Trump talks tough on NAFTA as he marks 100 days in office
U.S. President Donald Trump on Saturday marked his 100th day in office by claiming historic action on his agenda, renewing promises on health care and taxes and attacking the news media for misleading Americans.
In his morning radio address Trump said “in just 14 weeks, my administration has brought profound change to Washington,” and he issued an assurance: “My only allegiance is to you, our wonderful citizens.”
To supporters at an evening rally in Pennsylvania, he promoted American power and patriotism while emphasizing such priorities as American manufacturing, better trade deals, a border wall with Mexico and a still-to-be defined tax cut plan.
“We are not going to let other countries take advantage of us anymore,” he said in Harrisburg at the Pennsylvania Farm Show Complex and Expo Center. “From now on it’s going to be America first.”
Trump’s 100th day events were set in a politically important state that he won with 48 per cent of the vote.
Trump visited the AMES Companies in Pennsylvania’s Cumberland County, a shovel manufacturer since 1774. With that backdrop he signed an executive order directing the Commerce Department and the U.S. trade representative to conduct a study of U.S. trade agreements. The goal is to determine whether America is being treated fairly by its trading partners and the 164-nation World Trade Organization.
He spoke to the issue at Saturday’s rally, when he raised spectre of the U.S. pulling out of the North American Free Trade Agreement, saying America has been on the “wrong side” of the trade pact for “many, many years.”
Trump told those at the rally that he’ll try to renegotiate the agreement with Canada and Mexico, but will terminate NAFTA if a “fair deal” for the U.S. can’t be reached.
The rally offered a familiar recapitulation of what he and aides have argued for days are administration successes, including the successful nomination of Neil Gorsuch to the Supreme Court, his Cabinet choices and the approval of construction of the Keystone XL pipeline.
But the president began the rally on a sour note, pointing out that he was not attending that night’s White House Correspondents’ Association dinner and issuing a scathing attack on the news media.
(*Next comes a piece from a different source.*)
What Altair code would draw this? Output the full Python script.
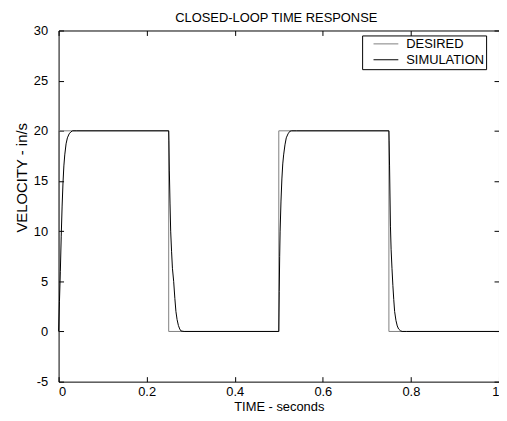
import altair as alt
import pandas as pd

# ---- data ----
x_ticks = [0, 0.2, 0.4, 0.6, 0.8, 1.0]
y_ticks = [-5, 0, 5, 10, 15, 20, 25, 30]

series_names = ["DESIRED", "SIMULATION"]
series_colors = ["#808080", "#000000"]

desired_t = [0, 0, 0.25, 0.25, 0.5, 0.5, 0.75, 0.75, 1.0]
desired_v = [0, 20, 20, 0, 0, 20, 20, 0, 0]

sim_t = [
    0, 0.002, 0.004, 0.006, 0.008, 0.010, 0.012, 0.014, 0.017, 0.020, 0.024, 0.028, 0.032, 0.04,
    0.25, 0.2505, 0.2515, 0.253, 0.2545, 0.2565, 0.2585, 0.2613, 0.264, 0.2664, 0.269, 0.272, 0.275, 0.278, 0.285,
    0.5, 0.501, 0.502, 0.503, 0.505, 0.507, 0.509, 0.511, 0.514, 0.517, 0.521, 0.525, 0.529, 0.54,
    0.75, 0.7505, 0.7515, 0.7525, 0.7535, 0.755, 0.757, 0.759, 0.761, 0.763, 0.766, 0.769, 0.772, 0.776, 0.78, 0.79,
    1.0,
]
sim_v = [
    0, 3, 6, 9.5, 12.5, 14.8, 16.5, 17.6, 18.7, 19.3, 19.7, 19.9, 20, 20,
    20, 19, 16, 12.8, 10, 8, 6.3, 5, 3.3, 2, 1.2, 0.6, 0.25, 0.05, 0,
    0, 4, 7.5, 10, 13, 15.2, 16.7, 17.6, 18.6, 19.3, 19.7, 19.95, 20, 20,
    20, 19, 16.5, 13.5, 10.5, 8.2, 6.3, 4.6, 3.2, 2, 1.1, 0.55, 0.25, 0.08, 0, 0,
    0,
]

chart_title = "CLOSED-LOOP TIME RESPONSE"
x_title = "TIME - seconds"
y_title = "VELOCITY - in/s"

df_des = pd.DataFrame({"t": desired_t, "v": desired_v, "series": series_names[0],
                       "i": list(range(len(desired_t)))})
df_sim = pd.DataFrame({"t": sim_t, "v": sim_v, "series": series_names[1],
                       "i": list(range(len(sim_t)))})

W, H = 444, 354
FONT = "Liberation Sans"

x_scale = alt.Scale(domain=[0, 1], nice=False, zero=False)
y_scale = alt.Scale(domain=[-5, 30], nice=False, zero=False)

color = alt.Color(
    "series:N",
    scale=alt.Scale(domain=series_names, range=series_colors),
    legend=alt.Legend(
        title=None, orient="none", legendX=306, legendY=5,
        strokeColor="black", fillColor="white", padding=2,
        symbolType="M-2.5,0H2.5", symbolSize=100, symbolStrokeWidth=1,
        symbolOffset=15.5, labelOffset=14,
        labelFont=FONT, labelFontSize=13, labelColor="black", labelLimit=0,
    ),
)

def tick_axis(orient, offset, vals, **kw):
    return alt.Axis(orient=orient, offset=offset, values=vals, labels=False,
                    ticks=True, tickSize=5, tickColor="black", tickWidth=1,
                    domain=False, grid=False, **kw)

minus_fix = "datum.value < 0 ? '-' + format(-datum.value, '~g') : format(datum.value, '~g')"

layer_a = alt.Chart(df_des).mark_line(strokeWidth=1).encode(
    x=alt.X("t:Q", scale=x_scale, axis=alt.Axis(
        orient="bottom", values=x_ticks, labelExpr=minus_fix, title=x_title,
        ticks=False, domain=False, grid=False, labelPadding=4,
        titleY=29, titleBaseline="alphabetic")),
    y=alt.Y("v:Q", scale=y_scale, axis=alt.Axis(
        orient="left", values=y_ticks, labelExpr=minus_fix, title=y_title,
        ticks=False, domain=False, grid=False, labelPadding=11,
        titleAngle=270, titleX=-32, titleY=148, titleAlign="center",
        titleBaseline="alphabetic", titleFontSize=15)),
    color=color,
    order="i:Q",
)

layer_b = alt.Chart(df_sim).mark_line(strokeWidth=1).encode(
    x=alt.X("t:Q", scale=x_scale, axis=tick_axis("top", -H, x_ticks, title=None)),
    y=alt.Y("v:Q", scale=y_scale, axis=tick_axis("right", -W, y_ticks, title=None)),
    color=color,
    order="i:Q",
)

layer_c = alt.Chart(df_des).mark_line(strokeWidth=1, strokeOpacity=0).encode(
    x=alt.X("t:Q", scale=x_scale, axis=tick_axis(
        "bottom", -H, x_ticks, title=chart_title, titleX=219, titleY=-9,
        titleAlign="center", titleBaseline="alphabetic", titleFontSize=13)),
    y=alt.Y("v:Q", scale=y_scale, axis=tick_axis("left", -W, y_ticks, title=None)),
    order="i:Q",
)

chart = alt.layer(layer_a, layer_b, layer_c).resolve_axis(
    x="independent", y="independent"
).properties(
    width=W, height=H,
    padding={"left": 51, "top": 21, "right": 0, "bottom": 36},
    autosize=alt.AutoSizeParams(type="none"),
    background="white",
).configure_view(
    stroke="black", strokeWidth=1
).configure_axis(
    labelFont=FONT, labelFontSize=13, labelColor="black",
    titleFont=FONT, titleFontSize=13, titleFontWeight="normal", titleColor="black",
)

chart.save("out.html", embed_options={"renderer": "svg", "actions": False})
To cheers, he accused the news media of “fake news” and said if their job was to be honest and tell the truth, then they deserved “a big, fat failing grade.”
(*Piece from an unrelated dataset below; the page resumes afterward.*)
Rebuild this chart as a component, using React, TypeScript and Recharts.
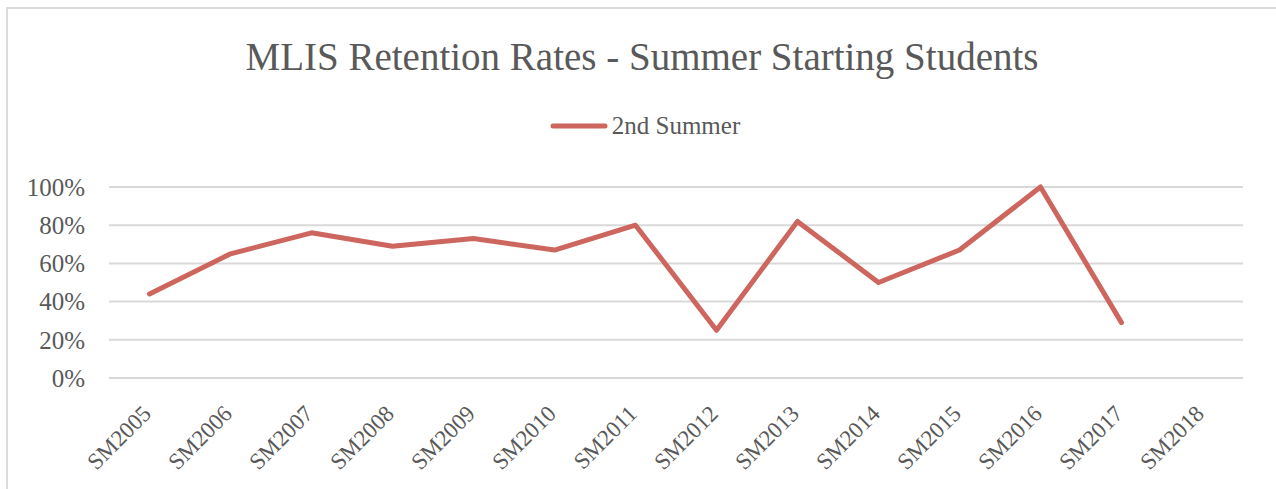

At the 100-day mark, polls show that Trump’s supporters during the campaign remain largely in his corner.
Trump has tried to play down the importance of the marker, perhaps out of recognition that many of his campaign promises have gone unfulfilled.
“It’s a false standard, 100 days,” Trump said while signing an executive order on Friday, “but I have to tell you, I don’t think anybody has done what we’ve been able to do in 100 days, so we’re very happy.”